Published on October 23rd, 2013 | by The GC Team0
Argos posts first-half sales growth
Argos and Homebase parent Home Retail Group today announced its results for the 26 weeks to 31 August 2013, reporting a good first half, with both businesses delivering positive like-for-like sales performances.
Sales at the Group rose 3% to £2,596m, with like-for-likes up 2.3% at Argos and 5.9% at Homebase.
Sales at Argos grew to £1,716.8 million.
The company reported that electrical products continued to deliver rises, driven by strong growth in tablets and white goods, which together with strong sales of seasonal products in the second quarter, more than offset declines in furniture and homewares.
Argos’ gross margin rate was down by approximately 75 basis points, principally driven by an adverse sales mix impact resulting from the improved performance in margin dilutive electrical products.

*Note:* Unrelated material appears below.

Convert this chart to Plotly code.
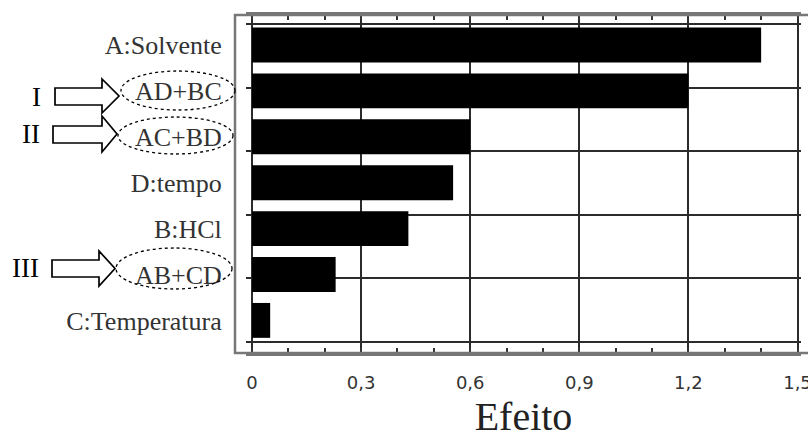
import plotly.graph_objects as go

# Effects of the factors and interactions (top to bottom)
factors = ["A:Solvente", "AD+BC", "AC+BD", "D:tempo", "B:HCl", "AB+CD", "C:Temperatura"]
effects = [1.40, 1.20, 0.60, 0.553, 0.43, 0.23, 0.05]

x_tick_vals = [0, 0.3, 0.6, 0.9, 1.2, 1.5]
x_tick_text = ["0", "0,3", "0,6", "0,9", "1,2", "1,5"]
grid_rows = [0, 1, 2, 3, 4, 5]

# Highlighted aliased interactions: label, marker text
highlights = [("AD+BC", "I"), ("AC+BD", "II"), ("AB+CD", "III")]

W, H = 808, 439
ML, MR, MT, MB = 246, 7, 15, 86
PW, PH = W - ML - MR, H - MT - MB


def px(x):
    return (x - ML) / PW


def py(y):
    return (H - MB - y) / PH


SERIF = "Liberation Serif"
GRID = "#2b2b2b"
FRAME = "#777777"

fig = go.Figure()
fig.add_trace(go.Bar(
    x=effects, y=factors, orientation="h",
    marker=dict(color="black", line=dict(width=0)),
    hoverinfo="x+y", showlegend=False,
))
# carrier for the horizontal grid axis
fig.add_trace(go.Scatter(x=[], y=[], yaxis="y2", showlegend=False, hoverinfo="skip"))

shapes = []
# outer frame
shapes.append(dict(type="rect", xref="paper", yref="paper",
                   x0=px(235), x1=px(814), y0=py(353), y1=py(15),
                   line=dict(color=FRAME, width=2.5), layer="above"))


def block_arrow(x0, x1, xt, ys0, ys1, yh0, yh1):
    yc = (yh0 + yh1) / 2
    pts = [(x0, ys0), (x1, ys0), (x1, yh0), (xt, yc), (x1, yh1), (x1, ys1), (x0, ys1)]
    d = "M " + " L ".join(f"{px(a):.5f},{py(b):.5f}" for a, b in pts) + " Z"
    return dict(type="path", xref="paper", yref="paper", path=d,
                fillcolor="white", line=dict(color="black", width=1.7), layer="above")


arrow_geom = {
    "I": (55, 102, 119, 88, 105, 79, 113),
    "II": (53, 102, 117, 126, 143, 116, 152),
    "III": (52, 99, 115, 260, 277, 251, 286),
}
ellipse_geom = {
    "AD+BC": (121, 235, 71, 110),
    "AC+BD": (118, 233, 117, 154),
    "AB+CD": (116, 232, 248, 289),
}
numeral_pos = {"I": (36, 97), "II": (31, 134), "III": (25, 268)}

annotations = []
for label, mark in highlights:
    shapes.append(block_arrow(*arrow_geom[mark]))
    ex0, ex1, ey0, ey1 = ellipse_geom[label]
    shapes.append(dict(type="circle", xref="paper", yref="paper",
                       x0=px(ex0), x1=px(ex1), y0=py(ey1), y1=py(ey0),
                       line=dict(color="black", width=1.3, dash="dot"), layer="above"))
    nx, ny = numeral_pos[mark]
    annotations.append(dict(text=mark, xref="paper", yref="paper",
                            x=px(nx), y=py(ny), xanchor="center", yanchor="middle",
                            showarrow=False, font=dict(family=SERIF, size=27, color="black")))

# pixel -> category index mapping for the bar axis (index 0 at the top)
c_top, c_step = 45.0, 45.9
y_range = [(353 - c_top) / c_step, (15 - c_top) / c_step]

fig.update_layout(
    width=W, height=H,
    margin=dict(l=ML, r=MR, t=MT, b=MB, pad=0, autoexpand=False),
    paper_bgcolor="white", plot_bgcolor="white",
    bargap=0.24,
    separators=",.",
    shapes=shapes,
    annotations=annotations,
    xaxis=dict(
        range=[(ML - 252) / 363.67, (ML + PW - 252) / 363.67],
        tickmode="array", tickvals=x_tick_vals, ticktext=x_tick_text,
        ticks="outside", ticklen=12, tickcolor="rgba(0,0,0,0)",
        showgrid=True, gridcolor=GRID, gridwidth=1.5,
        zeroline=False, automargin=False,
        showline=True, linecolor=FRAME, linewidth=2.5, mirror="ticks",
        minor=dict(tickmode="linear", tick0=0, dtick=0.1, ticks="inside",
                   ticklen=5, tickcolor="#333", tickwidth=1.5, showgrid=False),
        tickfont=dict(family="DejaVu Sans", size=18, color="#333"),
        ticklabeloverflow="allow",
        title=dict(text="Efeito", standoff=10,
                   font=dict(family=SERIF, size=40, color="#222")),
        fixedrange=True,
    ),
    yaxis=dict(
        type="category", range=y_range,
        showgrid=False, zeroline=False, showline=False, automargin=False,
        ticks="outside", ticklen=18, tickcolor="rgba(0,0,0,0)",
        tickfont=dict(family=SERIF, size=26, color="#333"),
        fixedrange=True,
    ),
    yaxis2=dict(
        overlaying="y", side="left",
        range=[-11 / 63.6, 5 + 9 / 63.6],
        tickmode="array", tickvals=grid_rows,
        showticklabels=False, ticks="", automargin=False,
        showgrid=True, gridcolor=GRID, gridwidth=1.5,
        zeroline=False, showline=False, fixedrange=True,
    ),
)

fig.write_html("out.html")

Benchmark operating profit was £7.7 million; a £4.4 million (136%) increase on the comparable period last year.
Terry Duddy, Chief Executive of Home Retail Group, said Argos “performed well” and recorded its fifth consecutive quarter of like-for-like sales growth.
The multi-channel retailer continued to grow its internet sales, powered by the growth in mobile commerce, which now accounts for 16% of Argos’ total sales.

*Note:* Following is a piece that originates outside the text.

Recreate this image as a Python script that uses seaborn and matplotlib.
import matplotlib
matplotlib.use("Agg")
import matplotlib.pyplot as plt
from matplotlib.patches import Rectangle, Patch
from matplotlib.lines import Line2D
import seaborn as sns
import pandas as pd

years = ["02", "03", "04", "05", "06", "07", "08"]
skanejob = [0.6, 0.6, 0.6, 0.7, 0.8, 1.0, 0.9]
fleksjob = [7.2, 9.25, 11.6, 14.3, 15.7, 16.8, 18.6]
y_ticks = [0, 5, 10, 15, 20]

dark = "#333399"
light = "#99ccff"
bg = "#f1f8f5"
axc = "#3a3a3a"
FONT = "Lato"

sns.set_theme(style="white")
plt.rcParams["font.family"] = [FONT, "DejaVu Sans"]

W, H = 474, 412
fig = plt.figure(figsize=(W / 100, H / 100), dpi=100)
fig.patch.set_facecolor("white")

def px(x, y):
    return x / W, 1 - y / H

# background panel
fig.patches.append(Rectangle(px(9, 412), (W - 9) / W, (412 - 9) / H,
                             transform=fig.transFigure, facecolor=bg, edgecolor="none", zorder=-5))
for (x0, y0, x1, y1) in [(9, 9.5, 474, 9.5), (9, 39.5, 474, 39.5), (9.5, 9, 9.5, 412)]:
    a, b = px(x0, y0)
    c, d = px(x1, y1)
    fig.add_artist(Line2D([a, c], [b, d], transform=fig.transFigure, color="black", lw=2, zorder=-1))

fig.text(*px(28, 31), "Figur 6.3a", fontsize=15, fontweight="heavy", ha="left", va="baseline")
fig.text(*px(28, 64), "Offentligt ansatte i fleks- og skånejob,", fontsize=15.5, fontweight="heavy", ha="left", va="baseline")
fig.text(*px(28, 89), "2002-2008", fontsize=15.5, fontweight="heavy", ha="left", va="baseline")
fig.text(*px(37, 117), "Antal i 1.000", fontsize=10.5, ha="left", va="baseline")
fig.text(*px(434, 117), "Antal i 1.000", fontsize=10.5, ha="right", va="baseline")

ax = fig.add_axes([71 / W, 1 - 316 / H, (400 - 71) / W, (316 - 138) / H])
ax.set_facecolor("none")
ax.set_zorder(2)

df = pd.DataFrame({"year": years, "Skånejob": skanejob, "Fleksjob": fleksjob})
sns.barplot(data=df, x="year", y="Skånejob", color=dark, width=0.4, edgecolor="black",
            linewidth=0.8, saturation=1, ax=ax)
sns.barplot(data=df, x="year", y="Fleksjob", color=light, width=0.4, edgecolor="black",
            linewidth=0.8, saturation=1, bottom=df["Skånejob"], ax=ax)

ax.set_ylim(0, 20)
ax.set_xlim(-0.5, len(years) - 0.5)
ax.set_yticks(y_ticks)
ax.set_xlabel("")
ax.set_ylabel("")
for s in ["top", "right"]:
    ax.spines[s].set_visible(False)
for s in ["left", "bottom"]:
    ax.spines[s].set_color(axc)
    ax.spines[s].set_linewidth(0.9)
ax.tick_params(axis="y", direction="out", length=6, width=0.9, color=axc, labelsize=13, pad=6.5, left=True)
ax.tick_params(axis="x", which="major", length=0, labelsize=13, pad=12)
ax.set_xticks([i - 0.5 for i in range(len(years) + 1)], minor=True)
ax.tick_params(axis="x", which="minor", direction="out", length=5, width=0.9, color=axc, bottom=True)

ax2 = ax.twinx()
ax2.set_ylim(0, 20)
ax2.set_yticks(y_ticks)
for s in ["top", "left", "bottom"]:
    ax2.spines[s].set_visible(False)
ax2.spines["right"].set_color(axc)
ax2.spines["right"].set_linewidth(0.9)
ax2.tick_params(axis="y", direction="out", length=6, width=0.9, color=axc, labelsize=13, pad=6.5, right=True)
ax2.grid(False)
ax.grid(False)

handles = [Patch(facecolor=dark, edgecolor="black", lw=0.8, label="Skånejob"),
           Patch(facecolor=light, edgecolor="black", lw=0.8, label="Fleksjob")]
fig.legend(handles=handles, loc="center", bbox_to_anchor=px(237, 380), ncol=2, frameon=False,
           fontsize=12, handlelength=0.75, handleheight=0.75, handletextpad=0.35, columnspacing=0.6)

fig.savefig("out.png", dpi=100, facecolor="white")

“The Argos transformation is well underway,” said Duddy, “including the introduction of new smartphone and tablet apps, the extension of the ‘hub & spoke’ trial, the launch of a digital Christmas gift guide and the development of digital concept stores.”
Looking ahead to the second half of the year, Duddy commented: “We expect consumer spending will remain subdued, and whilst some macroeconomic indicators are improving, these have not yet led to an increase in household disposable income. Overall we are making good progress and are in excellent operational shape as we approach the key Christmas trading period.”